The length of a pendulum, denoted as \( L \), is a crucial parameter that influences its period, which is the time it takes to complete one oscillation. In physics, a pendulum consists of a weight suspended from a pivot, so it can swing freely. The length refers to the distance from the pivot point to the center of mass of the weight. Understanding this measurement allows us to use the period formula to calculate the pendulum’s movement. For instance, in the given exercise, our pendulum has a length of 4 feet.
This piece of information allows us to set up the initial substitution into the pendulum period formula.

Simplifying square roots involves finding a simpler form of a square root expression, often by breaking down the expression into more manageable parts. In our problem, after substituting the length of the pendulum into the formula, we deal with the expression \( \sqrt{\frac{4}{32}} \). To simplify this, we start by simplifying the fraction: \( \frac{4}{32} \) is equivalent to \( \frac{1}{8} \).
This simplification makes it easier to handle the square root. Now, simplifying \( \sqrt{\frac{1}{8}} \) can further be written as \( \frac{1}{2\sqrt{2}} \). Mastery of such simplification techniques is vital in algebra as it lays groundwork for solving more complex expressions.

Algebraic substitution is a method where values are substituted into an expression or formula to simplify it. It’s a fundamental technique used to solve equations. In our context, we substitute the given pendulum length \( L = 4 \) into the period formula \( T = 2 \pi \sqrt{\frac{L}{32}} \).
After substitution, the expression becomes \( T = 2 \pi \sqrt{\frac{4}{32}} \). This step is essential as it converts the abstract equation into something tangible that we can calculate. By plugging in the values, we prepare the expression for further simplification and eventually for numerical evaluation.

Evaluating numerical expressions involves computing the final numerical result from a simplified expression.

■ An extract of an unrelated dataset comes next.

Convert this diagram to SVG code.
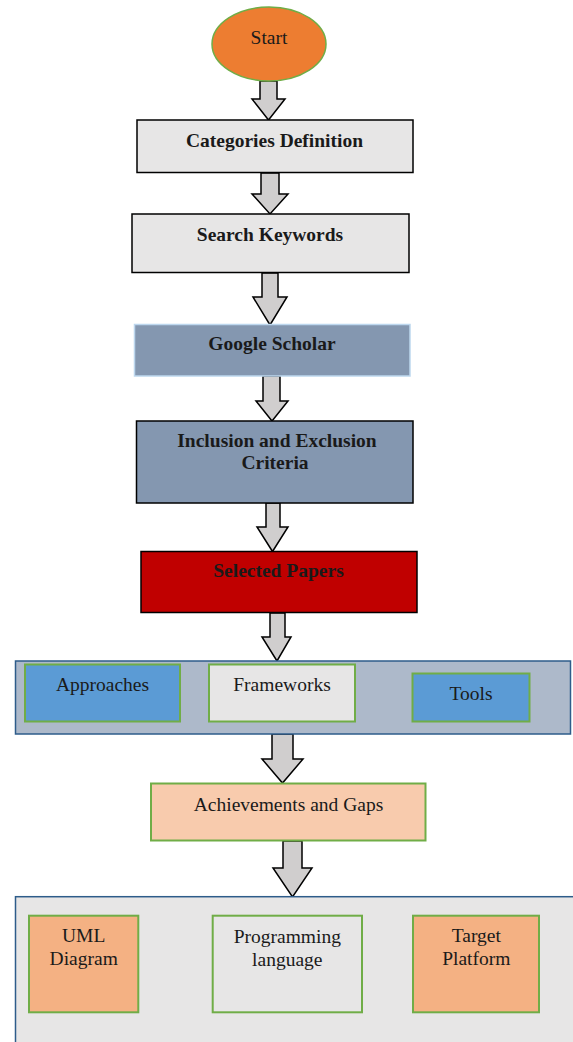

In the given problem, once we have simplified the square root part and have the expression \( T = \frac{\pi}{\sqrt{2}} \), we then evaluate it numerically.
Approximating \( \pi \) as 3.14 and using a calculator to estimate \( \sqrt{2} \) gives a precise numerical value for the period \( T \). Calculating gives \( T \approx 2.22 \) seconds. This process takes abstract mathematical results and makes them accessible and practical, like determining the time it takes for a pendulum to complete an oscillation.